SRAGEN, iNewsSragen.id – Isu dugaan beras oplosan yang tengah diusut Satgas Pangan Polri kini berdampak serius terhadap industri penggilingan padi dan beras di Kabupaten Sragen dan wilayah Soloraya. Sejumlah pelaku usaha di Sragen, Karanganyar, hingga Sukoharjo memilih menghentikan operasional dalam sepekan terakhir. Langkah ini diambil lantaran kekhawatiran tinggi akan efek penegakan hukum yang tengah berlangsung.
Berdasarkan informasi yang dihimpun, penutupan pabrik dilakukan secara sukarela oleh para pelaku usaha. Mereka khawatir aktivitasnya terseret dalam pusaran penyelidikan, meski tak terlibat langsung dalam dugaan praktik pengoplosan beras. Satgas Pangan Polri sendiri saat ini gencar melakukan penyidikan, bahkan telah menetapkan sejumlah tersangka yang berasal dari perusahaan di sektor perberasan.

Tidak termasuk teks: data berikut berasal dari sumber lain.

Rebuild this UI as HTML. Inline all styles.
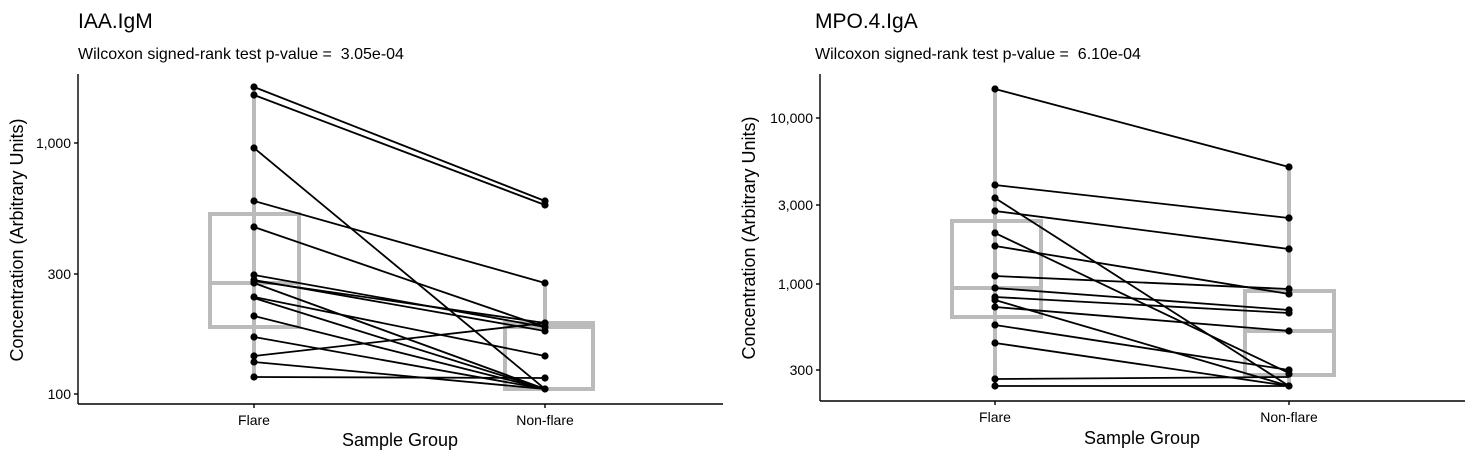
<!DOCTYPE html>
<html><head><style>body{margin:0;background:#fff}</style></head><body>
<svg width="1472" height="462" xmlns="http://www.w3.org/2000/svg" font-family="Liberation Sans, sans-serif">
<rect width="1472" height="462" fill="#fff"/>
<!-- LEFT -->
<text x="78" y="28" font-size="21">IAA.IgM</text>
<text x="78" y="59" font-size="16">Wilcoxon signed-rank test p-value = &#160;3.05e-04</text>
<g stroke="#bbb" stroke-width="4" fill="none">
<line x1="254" y1="87" x2="254" y2="377"/>
<rect x="210" y="214" width="89" height="113"/>
<line x1="210" y1="283" x2="299" y2="283"/>
<line x1="545" y1="283" x2="545" y2="323"/>
<rect x="505" y="323" width="88" height="66"/>
<line x1="505" y1="327" x2="593" y2="327"/>
</g>
<g stroke="#000" stroke-width="1.8">
<line x1="254" y1="87" x2="545" y2="201"/>
<line x1="254" y1="95" x2="545" y2="205"/>
<line x1="254" y1="148" x2="545" y2="389"/>
<line x1="254" y1="201" x2="545" y2="283"/>
<line x1="254" y1="227" x2="545" y2="327"/>
<line x1="254" y1="275" x2="545" y2="327"/>
<line x1="254" y1="280" x2="545" y2="331"/>
<line x1="254" y1="281" x2="545" y2="323"/>
<line x1="254" y1="283" x2="545" y2="389"/>
<line x1="254" y1="297" x2="545" y2="356"/>
<line x1="254" y1="298" x2="545" y2="389"/>
<line x1="254" y1="316" x2="545" y2="389"/>
<line x1="254" y1="337" x2="545" y2="389"/>
<line x1="254" y1="356" x2="545" y2="323"/>
<line x1="254" y1="362" x2="545" y2="389"/>
<line x1="254" y1="377" x2="545" y2="378"/>
</g>
<g fill="#000">
<circle cx="254" cy="87" r="3.6"/><circle cx="254" cy="95" r="3.6"/><circle cx="254" cy="148" r="3.6"/><circle cx="254" cy="201" r="3.6"/><circle cx="254" cy="227" r="3.6"/><circle cx="254" cy="275" r="3.6"/><circle cx="254" cy="280" r="3.6"/><circle cx="254" cy="283" r="3.6"/><circle cx="254" cy="297" r="3.6"/><circle cx="254" cy="316" r="3.6"/><circle cx="254" cy="337" r="3.6"/><circle cx="254" cy="356" r="3.6"/><circle cx="254" cy="362" r="3.6"/><circle cx="254" cy="377" r="3.6"/>
<circle cx="545" cy="201" r="3.6"/><circle cx="545" cy="205" r="3.6"/><circle cx="545" cy="283" r="3.6"/><circle cx="545" cy="323" r="3.6"/><circle cx="545" cy="327" r="3.6"/><circle cx="545" cy="331" r="3.6"/><circle cx="545" cy="356" r="3.6"/><circle cx="545" cy="378" r="3.6"/><circle cx="545" cy="389" r="3.6"/>
</g>
<g stroke="#000" stroke-width="1.4">
<line x1="78" y1="74" x2="78" y2="404"/><line x1="78" y1="404" x2="723" y2="404"/>
<line x1="74" y1="143" x2="78" y2="143"/><line x1="74" y1="274" x2="78" y2="274"/><line x1="74" y1="394" x2="78" y2="394"/>
<line x1="254" y1="404" x2="254" y2="408"/><line x1="545" y1="404" x2="545" y2="408"/>
</g>
<g font-size="14" text-anchor="end"><text x="71" y="148">1,000</text><text x="71" y="279">300</text><text x="71" y="399">100</text></g>
<g font-size="14" text-anchor="middle"><text x="254" y="425">Flare</text><text x="545" y="425">Non-flare</text></g>
<text x="400" y="446" font-size="18" text-anchor="middle">Sample Group</text>
<text transform="translate(23,240) rotate(-90)" font-size="18" text-anchor="middle">Concentration (Arbitrary Units)</text>
<!-- RIGHT -->
<text x="815" y="28" font-size="21">MPO.4.IgA</text>
<text x="815" y="59" font-size="16">Wilcoxon signed-rank test p-value = &#160;6.10e-04</text>
<g stroke="#bbb" stroke-width="4" fill="none">
<line x1="995" y1="89" x2="995" y2="386"/>
<rect x="952" y="221" width="89" height="96"/>
<line x1="952" y1="288" x2="1041" y2="288"/>
<line x1="1289" y1="167" x2="1289" y2="386"/>
<rect x="1245" y="291" width="89" height="84" fill="#fff"/>
<line x1="1245" y1="331" x2="1334" y2="331"/>
</g>
<g stroke="#000" stroke-width="1.8">
<line x1="995" y1="89" x2="1289" y2="167"/>
<line x1="995" y1="185" x2="1289" y2="218"/>
<line x1="995" y1="198" x2="1289" y2="386"/>
<line x1="995" y1="211" x2="1289" y2="249"/>
<line x1="995" y1="233" x2="1289" y2="373"/>
<line x1="995" y1="246" x2="1289" y2="294"/>
<line x1="995" y1="276" x2="1289" y2="289"/>
<line x1="995" y1="288" x2="1289" y2="310"/>
<line x1="995" y1="297" x2="1289" y2="313"/>
<line x1="995" y1="300" x2="1289" y2="386"/>
<line x1="995" y1="307" x2="1289" y2="331"/>
<line x1="995" y1="325" x2="1289" y2="370"/>
<line x1="995" y1="343" x2="1289" y2="386"/>
<line x1="995" y1="379" x2="1289" y2="377"/>
<line x1="995" y1="386" x2="1289" y2="386"/>
</g>
<g fill="#000">
<circle cx="995" cy="89" r="3.6"/><circle cx="995" cy="185" r="3.6"/><circle cx="995" cy="198" r="3.6"/><circle cx="995" cy="211" r="3.6"/><circle cx="995" cy="233" r="3.6"/><circle cx="995" cy="246" r="3.6"/><circle cx="995" cy="276" r="3.6"/><circle cx="995" cy="288" r="3.6"/><circle cx="995" cy="297" r="3.6"/><circle cx="995" cy="300" r="3.6"/><circle cx="995" cy="307" r="3.6"/><circle cx="995" cy="325" r="3.6"/><circle cx="995" cy="343" r="3.6"/><circle cx="995" cy="379" r="3.6"/><circle cx="995" cy="386" r="3.6"/>
<circle cx="1289" cy="167" r="3.6"/><circle cx="1289" cy="218" r="3.6"/><circle cx="1289" cy="249" r="3.6"/><circle cx="1289" cy="289" r="3.6"/><circle cx="1289" cy="294" r="3.6"/><circle cx="1289" cy="310" r="3.6"/><circle cx="1289" cy="313" r="3.6"/><circle cx="1289" cy="331" r="3.6"/><circle cx="1289" cy="370" r="3.6"/><circle cx="1289" cy="374" r="3.6"/><circle cx="1289" cy="386" r="3.6"/>
</g>
<g stroke="#000" stroke-width="1.4">
<line x1="820" y1="74" x2="820" y2="401"/><line x1="820" y1="401" x2="1465" y2="401"/>
<line x1="816" y1="118" x2="820" y2="118"/><line x1="816" y1="205" x2="820" y2="205"/><line x1="816" y1="284" x2="820" y2="284"/><line x1="816" y1="370" x2="820" y2="370"/>
<line x1="995" y1="401" x2="995" y2="405"/><line x1="1289" y1="401" x2="1289" y2="405"/>
</g>
<g font-size="14" text-anchor="end"><text x="813" y="123">10,000</text><text x="813" y="210">3,000</text><text x="813" y="289">1,000</text><text x="813" y="375">300</text></g>
<g font-size="14" text-anchor="middle"><text x="995" y="422">Flare</text><text x="1289" y="422">Non-flare</text></g>
<text x="1142" y="444" font-size="18" text-anchor="middle">Sample Group</text>
<text transform="translate(755,238) rotate(-90)" font-size="18" text-anchor="middle">Concentration (Arbitrary Units)</text>
</svg>
</body></html>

Di Sragen, sebagian besar pengusaha memilih bungkam terkait isu ini. Salah satunya Fajar Nahari, pengusaha penggilingan padi asal Kecamatan Sukodono, yang mengaku sudah sepekan menghentikan produksi. Kepada wartawan, ia menyatakan alasan utamanya bukan semata isu hukum, melainkan kombinasi kondisi harga pasar yang tidak menguntungkan.
“Sejak Sabtu lalu saya sudah stop produksi. Harga gabah dari tengkulak terus naik, sementara harga beras di pasaran justru turun. Biaya produksi jadi tidak ketutup. Kalau soal isu penangkapan, itu tanya ke teman-teman pengusaha yang lain saja,” ujarnya, Rabu (13/8/2025).
Fajar menegaskan, kenaikan biaya produksi yang tidak diimbangi harga jual membuat usaha penggilingan padi semakin terjepit. “Sudah tidak nutut biaya produksinya, Mas. Sulit menyesuaikan harga beras dengan kondisi sekarang,” katanya.
Situasi ini juga diakui oleh Ketua Umum Perkumpulan Penggilingan Padi dan Pengusaha Beras Indonesia (PERPADI), Sutarto Alimoeso. Ia tidak menampik adanya penutupan pabrik beras di sejumlah daerah. Menurutnya, para pelaku usaha berada dalam posisi serba salah: tetap beroperasi berisiko tinggi, berhenti beroperasi justru memicu kelangkaan pasokan.
“Kalau tidak ada solusi cepat, suplai beras bisa menyusut hingga 40%. Ini bukan angka kecil, dampaknya bisa langsung dirasakan di lapangan,” kata Sutarto.
PERPADI telah menyampaikan sejumlah rekomendasi kepada pemerintah. Di antaranya, menjaga iklim usaha yang kondusif, menaikkan Harga Eceran Tertinggi (HET) beras premium dan medium yang sudah tertinggal dari harga pasar, serta menyalurkan beras program Stabilitas Pasokan dan Harga Pangan (SPHP) atau bantuan sosial secara masif.